The CRISPR-Cas system is a prokaryotic immune system that confers resistance to foreign genetic elements such as those present within plasmids and phages and provides a form of acquired immunity. RNA harboring the spacer sequence helps Cas (CRISPR-associated) proteins recognize and cut foreign pathogenic DNA.
CRISPR–Cas systems have only been discovered within the past decade during which they attracted considerable interest. The molecular understanding of some of their enzymatic components, e.g., the Cas9 protein, has been exploited to develop new tools for genome engineering and gene regulation that are easier to generate than existing technologies such as ZFNs and TALENs. CRISPR–Cas systems are present in most archaea and in 10–40% of bacteria. They are typically known as adaptive and heritable immune systems in the sense that microorganisms acquire resistance to extra-chromosomal elements, such as viruses or plasmids. This is gained by integrating short DNA sequences into the CRISPR loci in their genomes that act as memory of former infections. This step, still poorly understood at the molecular level, is called adaptation. Each integrated sequence (also called spacer) is separated from the next spacer by a short identical repeat that often is palindromic. The name of CRISPR was first derived from the discovery of these islands, i.e., clusters of regularly interspaced repeats.

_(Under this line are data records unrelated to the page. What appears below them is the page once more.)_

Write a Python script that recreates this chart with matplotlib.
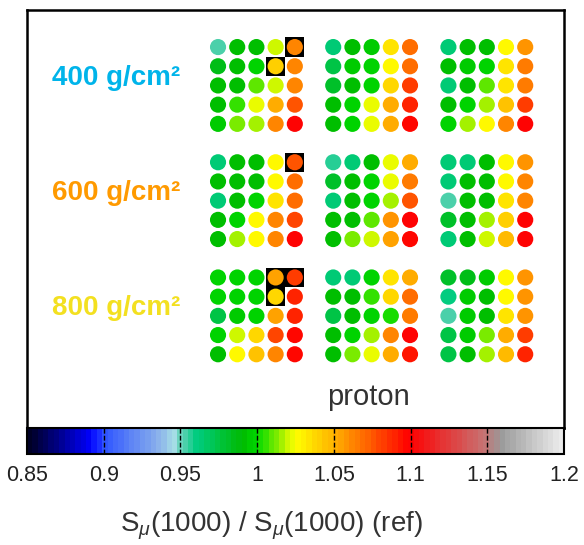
import numpy as np
import matplotlib
matplotlib.use("Agg")
import matplotlib.pyplot as plt
from matplotlib.colors import LinearSegmentedColormap, ListedColormap, Normalize
from matplotlib.patches import Circle, Rectangle
import matplotlib.colorbar as mcolorbar

# ---------------- data ----------------
depth_labels = ["400 g/cm\u00b2", "600 g/cm\u00b2", "800 g/cm\u00b2"]
depth_colors = ["#00b4ea", "#ff9a00", "#f3e020"]
primary_label = "proton"

ratio_400 = [
    [[0.952, 0.990, 0.992, 1.021, 1.062],
     [0.985, 0.990, 1.000, 1.040, 1.063],
     [0.990, 0.990, 1.010, 1.021, 1.062],
     [0.993, 1.006, 1.025, 1.050, 1.075],
     [0.995, 1.012, 1.017, 1.063, 1.100]],
    [[0.965, 0.990, 0.995, 1.035, 1.070],
     [0.975, 0.995, 0.997, 1.028, 1.070],
     [0.980, 0.990, 0.997, 1.038, 1.082],
     [0.990, 1.000, 1.022, 1.050, 1.090],
     [0.990, 1.000, 1.022, 1.050, 1.097]],
    [[0.965, 0.990, 0.990, 1.027, 1.057],
     [0.990, 0.995, 0.997, 1.035, 1.066],
     [0.965, 0.990, 1.010, 1.035, 1.066],
     [0.990, 1.000, 1.017, 1.045, 1.082],
     [1.000, 1.015, 1.026, 1.060, 1.100]],
]
ratio_600 = [
    [[0.965, 0.990, 0.990, 1.026, 1.075],
     [0.990, 0.990, 0.990, 1.027, 1.070],
     [0.963, 0.990, 1.000, 1.035, 1.070],
     [0.990, 1.000, 1.026, 1.062, 1.080],
     [0.990, 1.016, 1.026, 1.060, 1.100]],
    [[0.958, 0.962, 0.990, 1.024, 1.050],
     [0.980, 0.990, 1.000, 1.022, 1.064],
     [0.963, 0.990, 0.997, 1.017, 1.074],
     [0.990, 0.990, 1.011, 1.058, 1.100],
     [0.990, 1.013, 1.021, 1.055, 1.097]],
    [[0.965, 0.965, 0.990, 1.028, 1.059],
     [0.965, 0.990, 0.990, 1.026, 1.063],
     [0.953, 0.990, 0.990, 1.034, 1.063],
     [0.980, 0.990, 1.017, 1.040, 1.100],
     [0.965, 0.990, 1.020, 1.047, 1.100]],
]
ratio_800 = [
    [[1.000, 1.000, 1.000, 1.055, 1.082],
     [1.000, 1.000, 1.000, 1.038, 1.090],
     [0.975, 0.995, 1.000, 1.055, 1.090],
     [1.000, 1.020, 1.036, 1.078, 1.097],
     [0.990, 1.026, 1.045, 1.062, 1.097]],
    [[0.963, 0.965, 1.000, 1.032, 1.050],
     [0.990, 0.990, 1.005, 1.038, 1.068],
     [0.975, 0.990, 0.997, 1.003, 1.066],
     [0.990, 1.000, 1.015, 1.061, 1.100],
     [0.990, 1.014, 1.022, 1.050, 1.093]],
    [[0.980, 0.985, 0.995, 1.027, 1.057],
     [0.960, 0.995, 0.990, 1.026, 1.058],
     [0.952, 0.995, 0.990, 1.034, 1.057],
     [0.975, 0.995, 1.014, 1.050, 1.082],
     [0.975, 0.990, 1.015, 1.047, 1.088]],
]
all_ratios = [ratio_400, ratio_600, ratio_800]

# highlighted cells: (depth index, block index, row, col)
highlight_cells = [(0, 0, 0, 4), (0, 0, 1, 3), (1, 0, 0, 4),
                   (2, 0, 0, 3), (2, 0, 0, 4), (2, 0, 1, 3)]

cbar_ticks = [0.85, 0.9, 0.95, 1.0, 1.05, 1.1, 1.15, 1.2]
cbar_ticklabels = ["0.85", "0.9", "0.95", "1", "1.05", "1.1", "1.15", "1.2"]
vmin, vmax = 0.85, 1.2
cbar_label = "S$_{\\mu}$(1000) / S$_{\\mu}$(1000) (ref)"

# ---------------- colormap ----------------
anchors = [
    (0.85, (0.00, 0.00, 0.15)),
    (0.89, (0.00, 0.00, 1.00)),
    (0.90, (0.20, 0.35, 1.00)),
    (0.935, (0.55, 0.70, 0.92)),
    (0.945, (0.65, 0.87, 0.90)),
    (0.95, (0.35, 0.82, 0.70)),
    (0.96, (0.00, 0.80, 0.50)),
    (0.99, (0.00, 0.73, 0.00)),
    (1.00, (0.00, 0.85, 0.00)),
    (1.025, (1.00, 1.00, 0.00)),
    (1.05, (1.00, 0.70, 0.00)),
    (1.10, (1.00, 0.00, 0.00)),
    (1.15, (0.78, 0.45, 0.45)),
    (1.16, (0.60, 0.60, 0.60)),
    (1.20, (0.92, 0.92, 0.92)),
]
smooth = LinearSegmentedColormap.from_list(
    "rootlike", [((v - vmin) / (vmax - vmin), c) for v, c in anchors])
cmap = ListedColormap(smooth(np.linspace(0, 1, 100)))
norm = Normalize(vmin, vmax)

# ---------------- figure ----------------
plt.rcParams['font.family'] = ['Liberation Sans', 'DejaVu Sans']
plt.rcParams['mathtext.fontset'] = 'custom'
plt.rcParams['mathtext.rm'] = 'Liberation Sans'
plt.rcParams['mathtext.it'] = 'Liberation Sans:italic'
W, H = 584, 545
fig = plt.figure(figsize=(W / 100, H / 100), dpi=100)

ax = fig.add_axes([27 / W, (H - 428) / H, 537 / W, 418 / H])
ax.set_xlim(-9.95, 18.02)
ax.set_ylim(19.84, -1.93)
ax.set_xticks([])
ax.set_yticks([])
for s in ax.spines.values():
    s.set_linewidth(1.8)
    s.set_color("black")

block_step = 6
radius = 0.42
for di, blocks in enumerate(all_ratios):
    for bi, grid in enumerate(blocks):
        for r, row in enumerate(grid):
            for c, v in enumerate(row):
                x = bi * block_step + c
                y = di * block_step + r
                if (di, bi, r, c) in highlight_cells:
                    ax.add_patch(Rectangle((x - 0.5, y - 0.5), 1.0, 1.0,
                                           facecolor="black", edgecolor="none", zorder=1))
                ax.add_patch(Circle((x, y), radius, facecolor=cmap(norm(v)),
                                    edgecolor="none", zorder=2))

for di, (lab, col) in enumerate(zip(depth_labels, depth_colors)):
    ax.text(-5.3, di * block_step + 1.6, lab, color=col, fontsize=20,
            fontweight="bold", ha="center", va="center")

ax.text(5.7, 18.25, primary_label, color="#333333", fontsize=21,
        ha="left", va="center")

# ---------------- colorbar ----------------
cax = fig.add_axes([27 / W, (H - 454) / H, 537 / W, 26 / H])
cb = mcolorbar.ColorbarBase(cax, cmap=cmap, norm=norm, orientation="horizontal")
cb.outline.set_linewidth(1.5)
cb.set_ticks(cbar_ticks)
cb.set_ticklabels(cbar_ticklabels)
cax.tick_params(axis="x", length=0, pad=8, labelsize=15.5, labelcolor="#222222")
for t in cbar_ticks[1:-1]:
    cax.vlines(t, 0, 1, colors="black", linewidth=1.0, linestyles=(0, (3.5, 1.5)),
               transform=cax.get_xaxis_transform())
cb.set_label(cbar_label, fontsize=20, color="#333333", labelpad=16)
cax.xaxis.set_label_coords((271 - 27) / 537, -2.15)

fig.savefig("out.png", dpi=100)
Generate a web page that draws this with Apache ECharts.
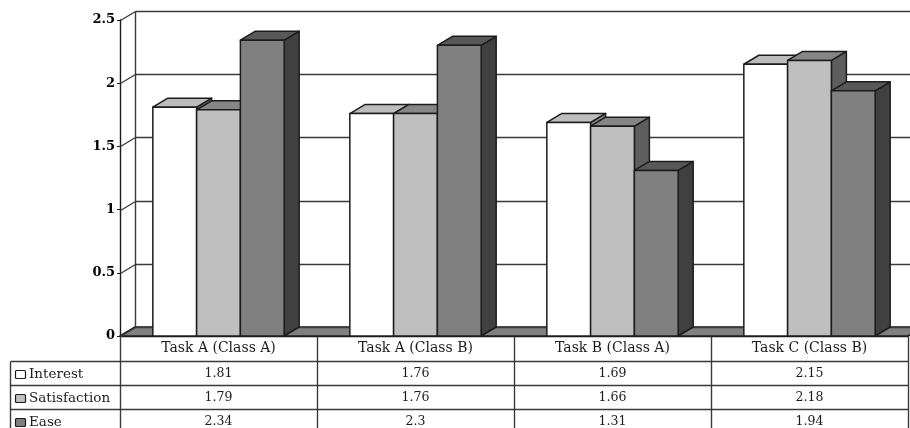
<!DOCTYPE html>
<html>
<head>
<meta charset="utf-8">
<style>html,body{margin:0;padding:0;background:#fff}#chart{width:910px;height:428px}</style>
<script src="https://cdn.jsdelivr.net/npm/echarts@6/dist/echarts.min.js"></script>
</head>
<body>
<div id="chart"></div>
<script>
const categories = ['Task A (Class A)', 'Task A (Class B)', 'Task B (Class A)', 'Task C (Class B)'];
const interest = [1.81, 1.76, 1.69, 2.15];
const satisfaction = [1.79, 1.76, 1.66, 2.18];
const ease = [2.34, 2.3, 1.31, 1.94];
const seriesNames = ['Interest', 'Satisfaction', 'Ease'];
const yTicks = [0, 0.5, 1, 1.5, 2, 2.5];

// Shades per series: front, top and side faces of a box
const faces = [
  { front: '#ffffff', top: '#bdbdbd', side: '#808080' },
  { front: '#bfbfbf', top: '#868686', side: '#5e5e5e' },
  { front: '#808080', top: '#585858', side: '#404040' }
];
const ink = '#1c1c1c';
const rule = '#3a3a3a';
const depthX = 15, depthY = 9;
const rowTop = 361, rowH = 24, tableLeft = 10;
const cellFont = '12.5px "DejaVu Serif"';
const nameFont = '13.5px "DejaVu Serif"';

const seg = (x1, y1, x2, y2) => ({
  type: 'line', silent: true,
  shape: { x1: Math.round(x1) + 0.5, y1: Math.round(y1) + 0.5, x2: Math.round(x2) + 0.5, y2: Math.round(y2) + 0.5 },
  style: { stroke: rule, lineWidth: 1.4 }
});
const poly = (points, fill) => ({
  type: 'polygon', silent: true, shape: { points },
  style: { fill, stroke: ink, lineWidth: 1.5, lineJoin: 'round' }
});
const label = (text, x, y, align, font) => ({
  type: 'text', silent: true,
  style: { text, x, y, fill: ink, font, align, verticalAlign: 'middle' }
});

// Back wall, floor and the receding tick lines
function renderWall(params, api) {
  const tick = api.value(0);
  const base = api.coord([0, tick]);
  const left = api.coord([0, 0])[0] - api.size([1, 0])[0] / 2;
  const right = left + api.size([1, 0])[0] * categories.length;
  const children = [];
  if (tick === 0) {
    const y0 = base[1];
    children.push(poly([[left, y0], [left + depthX, y0 - depthY], [right + depthX, y0 - depthY], [right, y0]], '#808080'));
    const yTop = api.coord([0, yTicks[yTicks.length - 1]])[1];
    children.push(seg(left + depthX, yTop - depthY, left + depthX, y0 - depthY));
  }
  children.push(seg(left, base[1], left + depthX, base[1] - depthY));
  children.push(seg(left + depthX, base[1] - depthY, right + depthX, base[1] - depthY));
  return { type: 'group', children };
}

// One box of the clustered column group
function renderBox(seriesPos) {
  return function (params, api) {
    const band = api.size([1, 0])[0];
    const w = band / 4.5;
    const center = api.coord([api.value(0), 0]);
    const top = api.coord([api.value(0), api.value(1)])[1];
    const x0 = center[0] - 1.5 * w + seriesPos * w;
    const x1 = x0 + w;
    const yb = center[1];
    const f = faces[seriesPos];
    return {
      type: 'group',
      children: [
        poly([[x1, yb], [x1 + depthX, yb - depthY], [x1 + depthX, top - depthY], [x1, top]], f.side),
        poly([[x0, top], [x0 + depthX, top - depthY], [x1 + depthX, top - depthY], [x1, top]], f.top),
        poly([[x0, yb], [x0, top], [x1, top], [x1, yb]], f.front)
      ]
    };
  };
}

// Ruling of the data table under the plot
function renderRules(params, api) {
  const band = api.size([1, 0])[0];
  const left = api.coord([0, 0])[0] - band / 2;
  const y0 = api.coord([0, 0])[1];
  const right = left + band * categories.length;
  const bottom = 428;
  const children = [seg(tableLeft, rowTop, right, rowTop)];
  seriesNames.forEach((n, r) => {
    const y = rowTop + rowH * (r + 1);
    if (r < seriesNames.length - 1) children.push(seg(tableLeft, y, right, y));
  });
  children.push(seg(tableLeft, rowTop, tableLeft, bottom));
  categories.forEach((c, i) => children.push(seg(left + band * i, y0, left + band * i, bottom)));
  children.push(seg(right, y0, right, bottom));
  seriesNames.forEach((n, r) => {
    const cy = rowTop + rowH * r + 13;
    children.push({
      type: 'rect', silent: true,
      shape: { x: 15.5, y: Math.round(cy - 4) + 0.5, width: 10, height: 8, r: 1 },
      style: { fill: faces[r].front, stroke: ink, lineWidth: 1.2 }
    });
    children.push(label(n, 29, cy, 'left', nameFont));
  });
  return { type: 'group', children };
}

// A single value cell of the data table
function renderCell(params, api) {
  const x = api.coord([api.value(0), 0])[0];
  const r = api.value(1);
  return label(String(api.value(2)), x, rowTop + rowH * r + 13, 'center', cellFont);
}

const cells = [];
[interest, satisfaction, ease].forEach((row, r) => row.forEach((v, c) => cells.push([c, r, v])));

const boxSeries = [interest, satisfaction, ease].map((values, pos) => ({
  type: 'custom', name: seriesNames[pos], z: 3 + pos,
  renderItem: renderBox(pos),
  encode: { x: 0, y: 1 },
  data: values.map((v, i) => [i, v])
}));

const chart = echarts.init(document.getElementById('chart'), null, { renderer: 'canvas' });
chart.setOption({
  animation: false,
  backgroundColor: '#ffffff',
  grid: { left: 120, right: 2, top: 20, bottom: 92, containLabel: false },
  xAxis: {
    type: 'category', data: categories,
    axisLine: { show: true, lineStyle: { color: ink, width: 1.4 } },
    axisTick: { show: false },
    axisLabel: { color: ink, fontFamily: 'DejaVu Serif', fontSize: 14, margin: 5, interval: 0 },
    splitLine: { show: false }
  },
  yAxis: {
    type: 'value', min: 0, max: 2.5, interval: 0.5,
    axisLine: { show: true, onZero: false, lineStyle: { color: ink, width: 1.4 } },
    axisTick: { show: true, length: 3, lineStyle: { color: ink, width: 1 } },
    axisLabel: { color: '#000', fontFamily: 'DejaVu Serif', fontWeight: 'bold', fontSize: 13, margin: 5 },
    splitLine: { show: false }
  },
  series: [
    { type: 'custom', z: 1, renderItem: renderWall, encode: { y: 0 }, data: yTicks.map(t => [t]) },
    { type: 'custom', z: 2, renderItem: renderRules, data: [[0]] },
    ...boxSeries,
    { type: 'custom', z: 7, renderItem: renderCell, data: cells }
  ]
});
</script>
</body>
</html>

Following transcription of the CRISPR locus, the repeats are specifically recognized by a ribonuclease that generates small RNAs, also called crRNAs (for CRISPR–RNAs). The crRNAs are then integrated into large monomeric or multimeric protein complexes formed by the CRISPR-associated proteins (Cas proteins), which scan the cellular nucleic acids for the presence of a target sequence. When a nucleic sequence complementary to the crRNA is encountered, it will be degraded either by the ribonucleoprotein (RNP) complex itself or by recruitment of an additional factor displaying the nuclease activity. This stage is called interference and the target sequence is named the protospacer, referring to a previously encountered DNA sequence.
Bioinformatics analysis of the Cas proteins allowed the classification of the CRISPR systems into different types and subtypes. The classification is of up to five types (from type I to V) among which the types I, II, and III represent the best studied systems. A common feature for all types is the presence of the proteins Cas1 and Cas2, which are involved in the capture and integration of new spacers in the adaption stage as well as the presence of a crRNA-containing RNP complex for target recognition at the interference stage. By integrating crRNAs with a specifically designed sequence, these RNP complexes can be reprogrammed to recognize practically any target of choice. The different types of CRISPR–Cas systems use different RNP complexes and further distinguish themselves by the presence of a specific “signature protein” that is responsible for DNA degradation which is, respectively, Cas3, Cas9, and Cas10 for the types I, II, and III. Type I systems use a large multi-subunit RNP complex called Cascade that recognizes double-stranded DNA (dsDNA) targets. After target recognition and verification, Cascade recruits the signature protein Cas3, a fused helicase nuclease to degrade DNA. In type II systems, the monomeric Cas9 protein is both the RNP for dsDNA target recognition as well as the signature nuclease for target degradation. Using its two nuclease domains, it readily generates a double-strand break on bound targets. It represents a minimal system and therefore became the preferred tool in CRISPR–Cas-based genome engineering applications. In type III systems, the RNP complex is multimeric with a similar helicoid structure as found for Cascade (Cas7 family proteins). Despite this similarity, the RNP complex is not recognizing dsDNA but complementary RNA sequences .
CRISPR-Cas systems are classified based on their structural and functional characteristics. There are two classes of systems, each having different types and even subtypes. In general, class 1 systems represent a majority of the identified CRISPR systems at present and are structurally very complicated. Class 2 systems are seemingly rarer in nature, but have more value to genetic engineering and biotechnology, and have fewer components.